# 6.823 Computer System Architecture Prerequisite Self-Assessment Test

Assigned Sept. 08, 2021

Due Sept. 10, 2021

http://csg.csail.mit.edu/6.823/

This self-assessment test is intended to help you determine your level of preparation for 6.823 by going through some of the background material we expect you to have seen already. We also hope working through the problem set will help refresh your memory on these topics. We will only have a short review of this material in 6.823.

For each question, we ask that you fill out the table at the end of the problem set handout indicating your level of confidence with each assigned problem and hand this in with your solutions.

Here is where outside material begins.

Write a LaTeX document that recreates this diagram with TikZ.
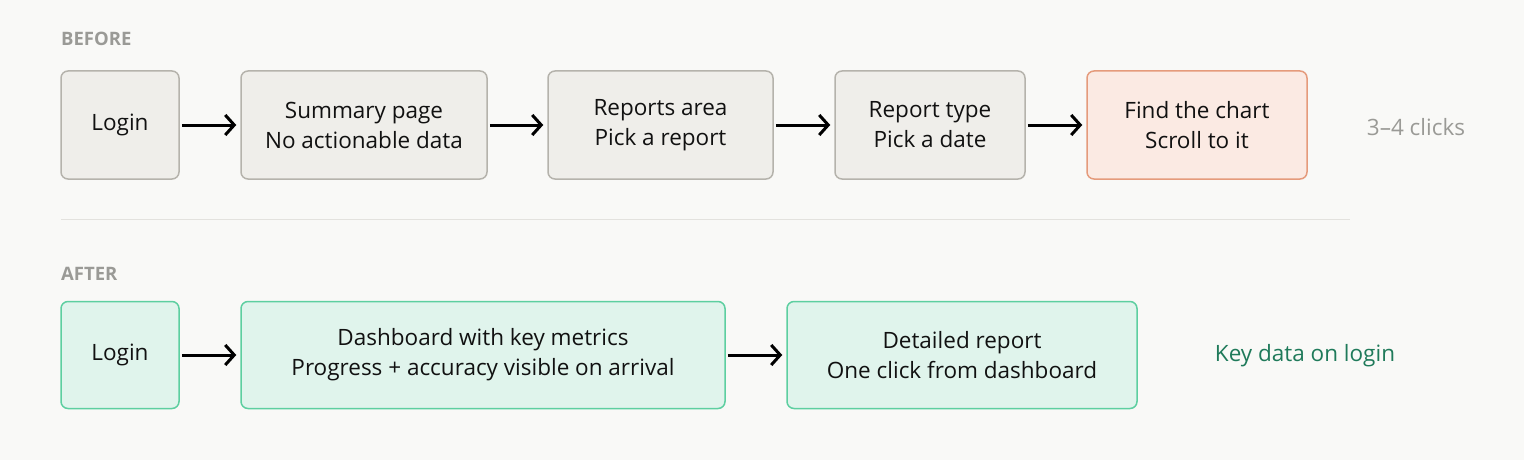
\documentclass[tikz,border=0pt]{standalone}
\usepackage{fontspec}
\setmainfont{Open Sans}
\usetikzlibrary{arrows.meta}
\definecolor{bg}{HTML}{F9F9F7}
\definecolor{gfill}{HTML}{EFEEEA}
\definecolor{gline}{HTML}{B5B3AC}
\definecolor{ofill}{HTML}{FBEAE3}
\definecolor{oline}{HTML}{E59B7C}
\definecolor{nfill}{HTML}{E0F4EC}
\definecolor{nline}{HTML}{5DCFA0}
\definecolor{lbl}{HTML}{9A9A96}
\definecolor{dgreen}{HTML}{1F7A5A}
\definecolor{txt}{HTML}{111111}
\begin{document}
\begin{tikzpicture}[x=1pt,y=-1pt,
 box/.style={draw=gline,fill=gfill,line width=1.5pt,rounded corners=7pt,align=center,text=txt,
   font=\fontsize{22.5}{30}\selectfont,inner sep=0pt},
 obox/.style={box,draw=oline,fill=ofill},
 nbox/.style={box,draw=nline,fill=nfill},
 arr/.style={-{Straight Barb[length=9pt,width=20pt,line width=3pt]},line width=3pt,black,shorten <=2pt,shorten >=4pt},
 head/.style={text=lbl,font=\fontsize{18.5}{20}\selectfont\bfseries,anchor=west,inner sep=0pt}]
\fill[bg] (0,0) rectangle (1524,460);
\useasboundingbox (0,0) rectangle (1524,460);
\node[head] (hb) at (61,39) {BEFORE};
\node[head] (ha) at (61,274) {AFTER};
\node[box,minimum width=118,minimum height=108] (b1) at (120,125) {Login};
\node[box,minimum width=246,minimum height=108] (b2) at (364,125) {Summary page\\No actionable data};
\node[box,minimum width=225,minimum height=108] (b3) at (660.5,125) {Reports area\\Pick a report};
\node[box,minimum width=190,minimum height=108] (b4) at (930,125) {Report type\\Pick a date};
\node[obox,minimum width=220,minimum height=108] (b5) at (1197,125) {Find the chart\\Scroll to it};
\node[text=lbl,font=\fontsize{22.5}{24}\selectfont] (c1) at (1416,127) {3–4 clicks};
\draw[arr] (b1) -- (b2);
\draw[arr] (b2) -- (b3);
\draw[arr] (b3) -- (b4);
\draw[arr] (b4) -- (b5);
\coordinate (d1) at (61,219); \coordinate (d2) at (1350,219);
\draw[line width=1pt,draw=gfill!80!gline] (d1) -- (d2);
\node[nbox,minimum width=118,minimum height=107] (a1) at (120,355) {Login};
\node[nbox,minimum width=484,minimum height=107] (a2) at (483,355) {Dashboard with key metrics\\Progress + accuracy visible on arrival};
\node[nbox,minimum width=350,minimum height=107] (a3) at (962,355) {Detailed report\\One click from dashboard};
\node[text=dgreen,font=\fontsize{22.5}{24}\selectfont] (c2) at (1305,356) {Key data on login};
\draw[arr] (a1) -- (a2);
\draw[arr] (a2) -- (a3);
\end{tikzpicture}
\end{document}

If you have never seen the material before, then please enter "0". If you have seen the material, and think you should know it, but can't answer the question without spending time studying your old notes, then please enter "1". If you are very comfortable with the material, then enter "2". You should turn in solutions for problems where you entered "1" and "2", but do not have to turn in solutions for problems for which you entered a "0".

If you have more than 6 or 7 "0"s in the table, or feel uncomfortable with your background preparation or our expectations for the course, then you should arrange a meeting with a lecturer to discuss your particular situation before the third week of class. Our experience is that most students with some background in logic design or assembly-level computer programming can complete the course successfully.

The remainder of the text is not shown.